Since Mills unveiled her plan in September in a speech at the United Nations’ Climate Action Summit, the governor last week took yet another step toward clamping down on fossil fuel consumption. She issued an executive order requiring state government agencies to develop and implement plans by September 2021 to reach her goals regarding carbon output.
“Enough is enough,” Mills said regarding Mainers’ indulgence in fossil fuels to heat their homes and propel their vehicles.
In the spirit of helping Mills and Maine succeed, here are a few ideas agencies can use to make sure we don’t die in a decade from climate catastrophe:
Ban all smartphones, e-readers, tablets, laptops and any other addictive handheld devices which contribute an estimated 17 percent of greenhouse gas emissions due to how they’re manufactured and need for frequent electrical recharging.
Ban fancy cappuccino machines in households and coffee shops. They use an exorbitant amount of electricity to create luxurious caffeinated beverages we don’t really need.

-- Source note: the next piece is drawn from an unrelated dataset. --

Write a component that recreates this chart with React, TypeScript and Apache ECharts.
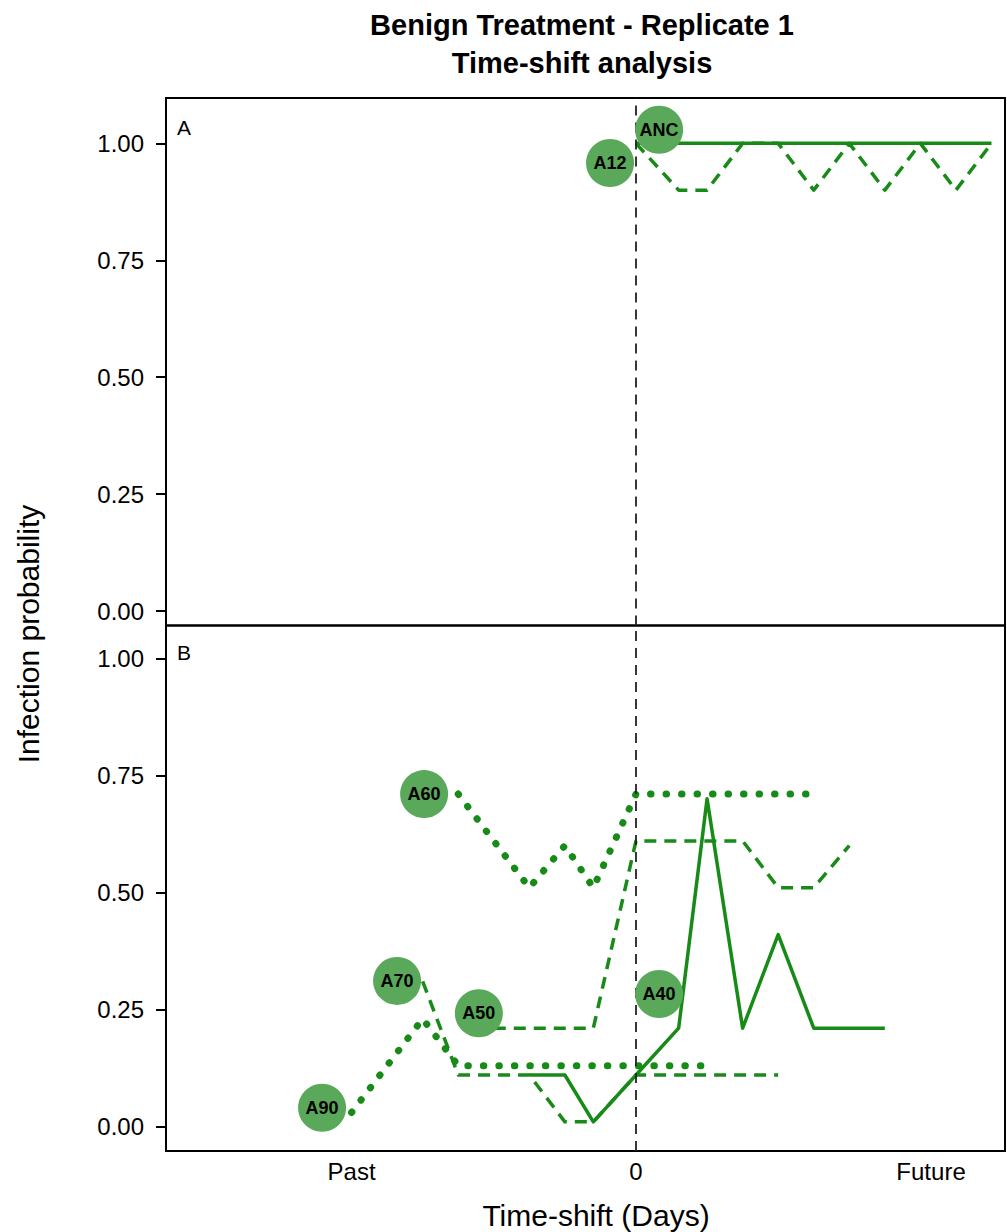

As Queen Marie might say, let them drink drip coffee instead.
Impose a travel ban for government officials. Why burn fossil fuels by attending in person an event such as the Climate Action Summit in New York City when you can simply Skype instead? Likewise, require civilians to receive government approval for all airline and train trips, including vacations and business travel. Skypeing a business conference or watching a Youtube tour of Venice or Paris must suffice if we are to survive as a species past 2030.

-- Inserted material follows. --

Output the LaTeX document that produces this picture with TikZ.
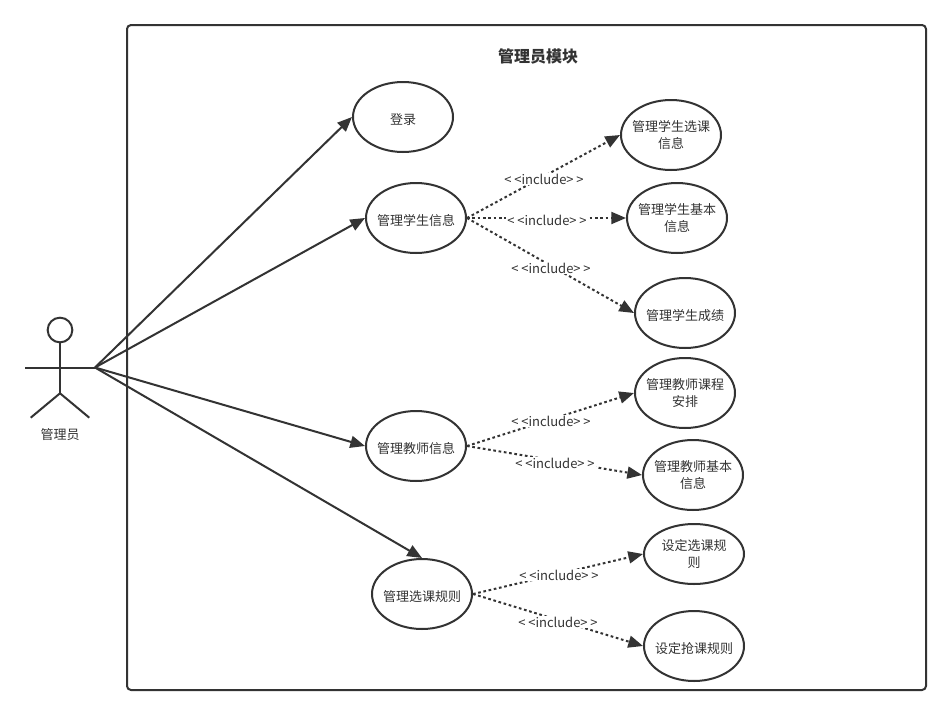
\documentclass[tikz,border=0pt]{standalone}
\usepackage{fontspec}
\setmainfont{Noto Sans CJK SC}
\usetikzlibrary{arrows.meta,shapes.geometric}
\definecolor{ink}{HTML}{333333}
\tikzset{
  uc/.style={ellipse,draw=ink,line width=1.5pt,fill=white,inner xsep=-24pt,inner ysep=-14pt,minimum width=75pt,minimum height=52.5pt,align=center,font=\fontsize{9.75pt}{12.75pt}\selectfont,text=ink,execute at begin node={\rule{0pt}{12pt}}},
  ucflat/.style={uc,minimum height=45pt},
  frame/.style={draw=ink,line width=1.5pt,rounded corners=3pt},
  limb/.style={draw=ink,line width=1.5pt},
  assoc/.style={draw=ink,line width=1.5pt,-{Triangle[length=11pt,width=9pt]}},
  incl/.style={draw=ink,line width=1.5pt,dash pattern=on 2pt off 2pt,-{Triangle[length=11pt,width=9pt]}},
  lab/.style={fill=white,inner xsep=1pt,inner ysep=0.5pt,font=\fontsize{9.75pt}{11pt}\selectfont,text=ink},
}
\newcommand{\incltext}{{<}\kern2pt{<}include{>}\kern2pt{>}}
\begin{document}
\begin{tikzpicture}[x=0.75pt,y=-0.75pt]
\useasboundingbox[fill=white] (0,0) rectangle (951,715);
\draw[frame] (127,25) rectangle (926,690);
\node[font=\fontsize{12pt}{14pt}\selectfont\bfseries,text=ink] (title) at (538,56) {管理员模块};
% actor
\node[circle,draw=ink,line width=1.5pt,inner sep=0pt,minimum size=18.5pt] (head) at (60,330) {};
\coordinate (hip) at (60,393.3);
\coordinate (handL) at (25,367.5);
\coordinate (actor) at (95,367.5);
\coordinate (footL) at (30.7,417.7);
\coordinate (footR) at (89.3,417.7);
\draw[limb] (head.south) -- (hip);
\draw[limb] (handL) -- (actor);
\draw[limb] (footL) -- (hip) -- (footR);
\node[font=\fontsize{9.75pt}{11pt}\selectfont,text=ink] (actorname) at (60,435) {管理员};
% use cases
\node[uc] (login) at (403,117) {登录};
\node[uc] (stu) at (416,218) {管理学生信息};
\node[uc] (tea) at (416,446) {管理教师信息};
\node[uc] (rule) at (422,594) {管理选课规则};
\node[uc] (s1) at (671,135) {管理学生选课\\信息};
\node[uc] (s2) at (677,218) {管理学生基本\\信息};
\node[uc] (s3) at (685,313) {管理学生成绩};
\node[uc] (t1) at (685,393) {管理教师课程\\安排};
\node[uc] (t2) at (693,475) {管理教师基本\\信息};
\node[ucflat] (r1) at (694,554) {设定选课规\\则};
\node[uc] (r2) at (694,646) {设定抢课规则};
% associations
\draw[assoc] (actor) -- (login.west);
\draw[assoc] (actor) -- (stu.west);
\draw[assoc] (actor) -- (tea.west);
\draw[assoc] (actor) -- (rule.north);
% includes
\draw[incl] (stu.east) -- (s1.west);
\draw[incl] (stu.east) -- (s2.west);
\draw[incl] (stu.east) -- (s3.west);
\draw[incl] (tea.east) -- (t1.west);
\draw[incl] (tea.east) -- (t2.west);
\draw[incl] (rule.east) -- (r1.west);
\draw[incl] (rule.east) -- (r2.west);
\node[lab] (l1) at (544,179) {\incltext};
\node[lab] (l2) at (547,220) {\incltext};
\node[lab] (l3) at (551,268) {\incltext};
\node[lab] (l4) at (551,421) {\incltext};
\node[lab] (l5) at (555,463) {\incltext};
\node[lab] (l6) at (559,575) {\incltext};
\node[lab] (l7) at (558,622) {\incltext};
\end{tikzpicture}
\end{document}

Ban chairlifts at all Maine ski resorts. Require skiers to hike or ski up in order to ski down.
Ban all commercial and recreational boating: no more diesel in our pristine waters. It’ll improve the lobster and fish populations, to boot. And we can get rid of all the whale-choking rope and stinky fish processing houses that prevent more hotels from being built on the waterfront.

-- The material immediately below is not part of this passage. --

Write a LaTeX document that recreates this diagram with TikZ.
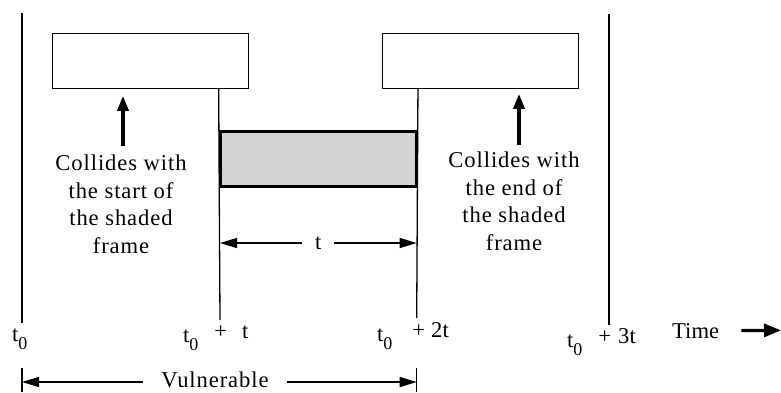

Ban all unnecessary commercial truck and personal vehicle travel. Require everyone to buy a Prius, just like Gov. Mills owns. But make sure they adhere to the speed limit, unlike Gov. Mills, who passed me going north on Interstate 295 a few months ago exceeding the speed limit.
Ban gyms from using electrical fitness equipment such as treadmills. As Ebenezer might say, are there no non-electric alternatives such as yoga studios?
Ban electricity-fueled indoor marijuana grow operations. If Mainers want to get a good buzz on they’ll have to grow the stuff outdoors under natural sunlight.
Ban commuting. Workplaces will need to provide nearby housing for their employees. These new buildings will be referred to, in honor of Gov. Janet, as Mills houses.
Require all owners of homes over 2,000 square feet to invite at least one other family to live with them. This will reduce the number of fossil fuel-depleting dwellings needed to shelter the population.
Ban police chases. It’d be better to let the criminal get away than to waste precious fuel.
Ban remote car starters, which warm vehicles’ interiors and engines but also warm the planet.
One’s personal comfort doesn’t justify destroying Mother Earth. This is the radical thinking that Maine’s central planners need to embrace to force carbon reduction and save the planet.